The two sides spent two years unsuccessfully searching for a compromise before handing off the debate last year to the California Fish and Game Commission.
The commission began hearings on the issue Friday. More hearings are set for March 7 and 8 in San Diego and April 4 and 5 in Long Beach, with a decision scheduled for August 1 and 2 in San Luis Obispo.
Even after the August decision, the over three-year process will continue as the Federal Western Pacific Fishery Management Council reviews whatever decision is reached by its California counterpart.

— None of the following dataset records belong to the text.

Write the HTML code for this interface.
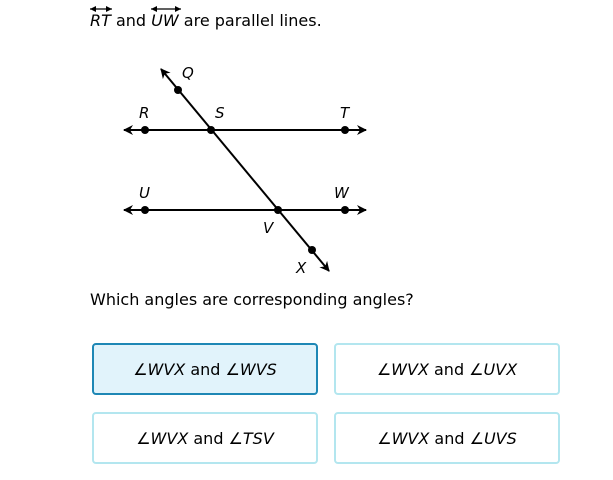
<!DOCTYPE html>
<html><head><style>
body{margin:0;width:613px;height:480px;background:#fff;position:relative;font-family:"DejaVu Sans","Liberation Sans",sans-serif;color:#000;overflow:hidden}
.t{position:absolute;font-size:16px;white-space:nowrap}
.b{position:absolute;box-sizing:border-box;border:2px solid #b3e6ef;border-radius:4px;display:flex;align-items:center;justify-content:center;font-size:16px;background:#fff}
.sel{background:#e1f3fb;border:2px solid #1e87b5}
i{font-style:italic}
</style></head><body>
<svg width="613" height="480" style="position:absolute;left:0;top:0" font-family="DejaVu Sans, sans-serif" font-style="italic" font-size="15">
<defs><marker id="a" markerWidth="12" markerHeight="12" refX="9" refY="5" orient="auto-start-reverse" markerUnits="userSpaceOnUse"><path d="M0,0 L10,5 L0,10 L3,5z" fill="#000"/></marker>
<marker id="s" markerWidth="7" markerHeight="7" refX="6" refY="3" orient="auto-start-reverse" markerUnits="userSpaceOnUse"><path d="M0,0 L6,3 L0,6z" fill="#000"/></marker></defs>
<g stroke="#000" stroke-width="1.2"><line x1="90" y1="9" x2="112" y2="9" marker-start="url(#s)" marker-end="url(#s)"/><line x1="151" y1="9" x2="181" y2="9" marker-start="url(#s)" marker-end="url(#s)"/></g>
<g stroke="#000" stroke-width="2" fill="none">
<line x1="124" y1="130" x2="366" y2="130" marker-start="url(#a)" marker-end="url(#a)"/>
<line x1="124" y1="210" x2="366" y2="210" marker-start="url(#a)" marker-end="url(#a)"/>
<line x1="161" y1="69" x2="329" y2="271" marker-start="url(#a)" marker-end="url(#a)"/>
</g>
<g fill="#000">
<circle cx="178" cy="90" r="4"/><circle cx="211" cy="130" r="4"/><circle cx="145" cy="130" r="4"/><circle cx="345" cy="130" r="4"/>
<circle cx="145" cy="210" r="4"/><circle cx="278" cy="210" r="4"/><circle cx="345" cy="210" r="4"/><circle cx="312" cy="250" r="4"/>
<text x="182" y="78">Q</text><text x="139" y="118">R</text><text x="215" y="118">S</text><text x="340" y="118">T</text>
<text x="139" y="198">U</text><text x="334" y="198">W</text><text x="263" y="233">V</text><text x="296" y="273">X</text>
</g>
</svg>
<div class="t" style="left:90px;top:11px"><i>RT</i> and <i>UW</i> are parallel lines.</div>
<div class="t" style="left:90px;top:290px">Which angles are corresponding angles?</div>
<div class="b sel" style="left:92px;top:343px;width:226px;height:52px">∠<i>WVX</i>&nbsp;and ∠<i>WVS</i></div>
<div class="b" style="left:334px;top:343px;width:226px;height:52px">∠<i>WVX</i>&nbsp;and ∠<i>UVX</i></div>
<div class="b" style="left:92px;top:412px;width:226px;height:52px">∠<i>WVX</i>&nbsp;and ∠<i>TSV</i></div>
<div class="b" style="left:334px;top:412px;width:226px;height:52px">∠<i>WVX</i>&nbsp;and ∠<i>UVS</i></div>
</body></html>
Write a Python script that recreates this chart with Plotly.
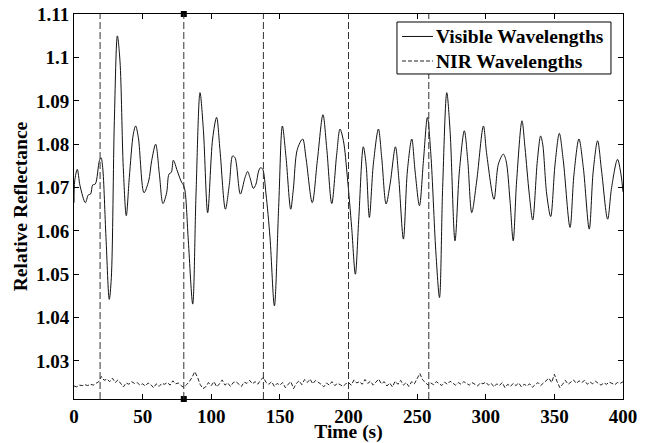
import plotly.graph_objects as go

vis_t = [0, 0.5, 2.4, 4.4, 8.3, 10.4, 12.1, 13.6, 15.5, 18.5, 19.7, 20.9, 23.3, 25.7, 27.2,
         29.4, 31.6, 33.5, 35.9, 38.1, 40.3, 43.2, 44.9, 46.9, 51.0, 54.4, 56.6, 59.5, 62.2,
         64.8, 67.5, 69.2, 70.9, 72.4, 75.3, 78.4, 79.7, 80.9, 83.3, 86.5, 88.9, 91.8, 94.3,
         97.4, 101.0, 103.9, 106.4, 110.3, 113.2, 115.6, 117.3, 121.2, 124.6, 126.5, 128.2,
         130.7, 132.6, 134.5, 136.0, 137.5, 139.9, 142.8, 146.0, 149.1, 151.8, 154.5, 157.9,
         159.8, 162.7, 166.6, 169.0, 173.6, 177.3, 181.4, 184.1, 187.8, 191.4, 193.8, 196.3,
         199.2, 202.3, 205.0, 207.4, 210.8, 212.8, 215.2, 218.1, 221.8, 224.2, 227.4, 230.3,
         234.2, 236.6, 240.0, 242.9, 246.1, 248.5, 251.7, 254.6, 257.5, 260.0, 263.6, 266.3,
         268.6, 271.6, 274.0, 277.6, 280.8, 284.4, 286.9, 289.8, 293.4, 298.3, 300.7, 306.0,
         309.2, 312.8, 314.8, 317.7, 320.0, 322.5, 326.4, 328.6, 331.7, 334.2, 337.6, 340.0,
         341.5, 344.4, 347.3, 350.5, 353.6, 356.5, 361.4, 364.3, 367.9, 371.1, 375.4, 378.3,
         381.5, 384.4, 388.8, 391.7, 396.0, 398.5, 400.0]
vis_r = [1.0665, 1.0715, 1.0742, 1.0704, 1.0665, 1.0683, 1.0685, 1.0706, 1.0708, 1.0762,
         1.0769, 1.0746, 1.0585, 1.0442, 1.0492, 1.0854, 1.1050, 1.0992, 1.0746, 1.0635,
         1.0723, 1.0823, 1.0842, 1.0815, 1.0688, 1.0715, 1.0762, 1.0800, 1.0731, 1.0663,
         1.0688, 1.0731, 1.0735, 1.0763, 1.0738, 1.0712, 1.0706, 1.0692, 1.0577, 1.0431,
         1.0685, 1.0919, 1.0831, 1.0642, 1.0812, 1.0862, 1.0785, 1.0650, 1.0708, 1.0773,
         1.0769, 1.0685, 1.0723, 1.0737, 1.0723, 1.0698, 1.0708, 1.0738, 1.0746, 1.0742,
         1.0685, 1.0585, 1.0427, 1.0654, 1.0842, 1.0769, 1.0650, 1.0696, 1.0788, 1.0812,
         1.0769, 1.0665, 1.0762, 1.0868, 1.0792, 1.0663, 1.0777, 1.0835, 1.0808, 1.0723,
         1.0608, 1.0500, 1.0623, 1.0794, 1.0754, 1.0631, 1.0754, 1.0835, 1.0769, 1.0662,
         1.0708, 1.0794, 1.0723, 1.0581, 1.0738, 1.0812, 1.0738, 1.0658, 1.0762, 1.0862,
         1.0777, 1.0554, 1.0446, 1.0700, 1.0919, 1.0831, 1.0577, 1.0738, 1.0831, 1.0762,
         1.0642, 1.0715, 1.0842, 1.0777, 1.0673, 1.0754, 1.0777, 1.0762, 1.0669, 1.0577,
         1.0715, 1.0854, 1.0792, 1.0685, 1.0625, 1.0762, 1.0819, 1.0800, 1.0685, 1.0633,
         1.0754, 1.0825, 1.0762, 1.0608, 1.0731, 1.0812, 1.0746, 1.0604, 1.0738, 1.0808,
         1.0738, 1.0627, 1.0700, 1.0765, 1.0731, 1.0690]

# NIR wavelengths, every 2 s
nir_t = list(range(0, 401, 2))
nir_r = [1.0242, 1.0240, 1.0244, 1.0243, 1.0245, 1.0243, 1.0246, 1.0244, 1.0248, 1.0252,
         1.0264, 1.0255, 1.0258, 1.0252, 1.0260, 1.0250, 1.0256, 1.0247, 1.0240, 1.0249,
         1.0246, 1.0252, 1.0248, 1.0250, 1.0244, 1.0247, 1.0242, 1.0249, 1.0245, 1.0238,
         1.0247, 1.0241, 1.0248, 1.0246, 1.0250, 1.0244, 1.0254, 1.0247, 1.0249, 1.0243,
         1.0239, 1.0245, 1.0252, 1.0262, 1.0275, 1.0262, 1.0245, 1.0236, 1.0240, 1.0250,
         1.0243, 1.0252, 1.0240, 1.0247, 1.0256, 1.0244, 1.0249, 1.0241, 1.0250, 1.0252,
         1.0246, 1.0241, 1.0251, 1.0248, 1.0255, 1.0247, 1.0252, 1.0246, 1.0256, 1.0262,
         1.0250, 1.0246, 1.0252, 1.0241, 1.0248, 1.0244, 1.0250, 1.0238, 1.0246, 1.0252,
         1.0236, 1.0248, 1.0254, 1.0245, 1.0257, 1.0250, 1.0258, 1.0247, 1.0255, 1.0251,
         1.0246, 1.0240, 1.0249, 1.0244, 1.0252, 1.0243, 1.0248, 1.0245, 1.0241, 1.0247,
         1.0250, 1.0244, 1.0256, 1.0249, 1.0252, 1.0246, 1.0257, 1.0248, 1.0253, 1.0244,
         1.0250, 1.0258, 1.0247, 1.0252, 1.0242, 1.0249, 1.0240, 1.0253, 1.0246, 1.0255,
         1.0244, 1.0250, 1.0241, 1.0252, 1.0247, 1.0258, 1.0271, 1.0256, 1.0250, 1.0244,
         1.0249, 1.0245, 1.0252, 1.0247, 1.0243, 1.0251, 1.0246, 1.0253, 1.0249, 1.0244,
         1.0250, 1.0246, 1.0252, 1.0248, 1.0244, 1.0250, 1.0245, 1.0242, 1.0249, 1.0247,
         1.0251, 1.0244, 1.0248, 1.0240, 1.0247, 1.0243, 1.0250, 1.0238, 1.0246, 1.0241,
         1.0248, 1.0243, 1.0249, 1.0240, 1.0246, 1.0242, 1.0247, 1.0239, 1.0245, 1.0250,
         1.0243, 1.0249, 1.0255, 1.0260, 1.0250, 1.0269, 1.0252, 1.0238, 1.0246, 1.0255,
         1.0246, 1.0252, 1.0256, 1.0248, 1.0254, 1.0250, 1.0255, 1.0246, 1.0251, 1.0247,
         1.0253, 1.0248, 1.0244, 1.0249, 1.0246, 1.0251, 1.0247, 1.0245, 1.0250, 1.0248,
         1.0252]

event_times = [19, 80, 138, 200, 258.5]
marker_time = 80

y_ticks = [1.03, 1.04, 1.05, 1.06, 1.07, 1.08, 1.09, 1.1, 1.11]
y_labels = ["1.03", "1.04", "1.05", "1.06", "1.07", "1.08", "1.09", "1.1", "1.11"]
x_ticks = list(range(0, 401, 50))

y_lo, y_hi = 1.0212, 1.11005
font = "Liberation Serif, Times New Roman, serif"

vis_style = dict(color="#111111", width=1)
nir_style = dict(color="#222222", width=1, dash="4px,2px")

fig = go.Figure()

fig.add_trace(go.Scatter(x=vis_t, y=vis_r, mode="lines", name="Visible Wavelengths",
                         line=dict(shape="spline", smoothing=0.9, **vis_style)))
fig.add_trace(go.Scatter(x=nir_t, y=nir_r, mode="lines", name="NIR Wavelengths",
                         line=nir_style))

# event markers
for t in event_times:
    fig.add_shape(type="line", xref="x", yref="y", x0=t, x1=t, y0=y_lo, y1=y_hi,
                  line=dict(color="#333333", width=1, dash="7px,3px"))
fig.add_trace(go.Scatter(x=[marker_time, marker_time], y=[y_lo, y_hi], mode="markers",
                         marker=dict(symbol="square", size=6, color="black"),
                         showlegend=False, cliponaxis=False))

# legend box drawn by hand (MATLAB-style, tighter rows than plotly's legend)
fig.add_shape(type="rect", xref="paper", yref="paper", x0=0.5883, x1=0.9781, y0=0.8442, y1=0.9792,
              line=dict(color="black", width=1), fillcolor="white", layer="above")
for name, style, yc in [("Visible Wavelengths", vis_style, 0.9416),
                        ("NIR Wavelengths", nir_style, 0.8779)]:
    fig.add_shape(type="line", xref="paper", yref="paper", x0=0.5975, x1=0.6539, y0=yc, y1=yc,
                  line=style, layer="above")
    fig.add_annotation(x=0.6557, y=yc, xref="paper", yref="paper", text=name, showarrow=False,
                       xanchor="left", yanchor="middle",
                       font=dict(family=font, size=19.5, color="black", weight="bold"))

axis_common = dict(showline=True, linecolor="black", linewidth=1, mirror="ticks",
                   ticks="inside", ticklen=5, tickcolor="black", showgrid=False, zeroline=False,
                   automargin=False, ticklabeloverflow="allow",
                   tickfont=dict(family=font, size=19, color="black", weight="bold"))

title_font = dict(family=font, size=19.5, color="black", weight="bold")

fig.update_xaxes(range=[0, 400], tickvals=x_ticks,
                 title=dict(text="Time (s)", font=title_font, standoff=1),
                 **axis_common)
fig.update_yaxes(range=[y_lo, y_hi], tickvals=y_ticks, ticktext=y_labels,
                 title=dict(text="Relative Reflectance", font=title_font, standoff=3),
                 **axis_common)

# the page adds an 8px body margin, so the figure is 8px smaller on each side
fig.update_layout(
    width=641, height=435,
    margin=dict(l=66, r=26, t=6, b=44),
    paper_bgcolor="white", plot_bgcolor="white",
    showlegend=False,
)

fig.write_html("out.html")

The Department of Fish and Game recommended in August that the commission protect 25 percent of the islands’ waters by creating 11 state marine reserves that would ban all fishing and most other activities, one state marine park that would allow some recreational but no commercial fishing and one marine conservation area that would ban or restrict certain fishing methods or activities.
But after more than 500 fishermen and environmentalists verbally sparred at the August presentation in Santa Barbara, the commission ordered the department to also prepare six alternatives that would protect between 12 percent and 34 percent of the National Oceanic and Atmospheric Administration’s Channel Islands National Marine Sanctuary.
Only one small portion of the sanctuary, off Anacapa Island, is currently protected.
The commission could also decide not to make any changes or to delay any ruling until it considers whether protected areas are needed along the state’s entire 1,100-mile coastline – a separate decision expected in December 2003.
That is the outcome favored by Raftican and other fishermen.
Creating one set of reserves now and potentially others under the pending Marine Life Protection Act amounts to “double jeopardy” for fishermen, said Harry Liquornik of Commercial Fishermen of Santa Barbara Inc.
Even those who oppose the department’s plan generally agree something needs to be done to restore California’s depleted coastal waters.
“It really boils down to the size and scope,” said department spokeswoman Chamois Andersen.
The department’s 25 percent recommendation amounts to a compromise for scientists who had wanted 30 to 50 percent of the area set aside, said Kate Wing, an ocean policy analyst for the Natural Resources Defense Council.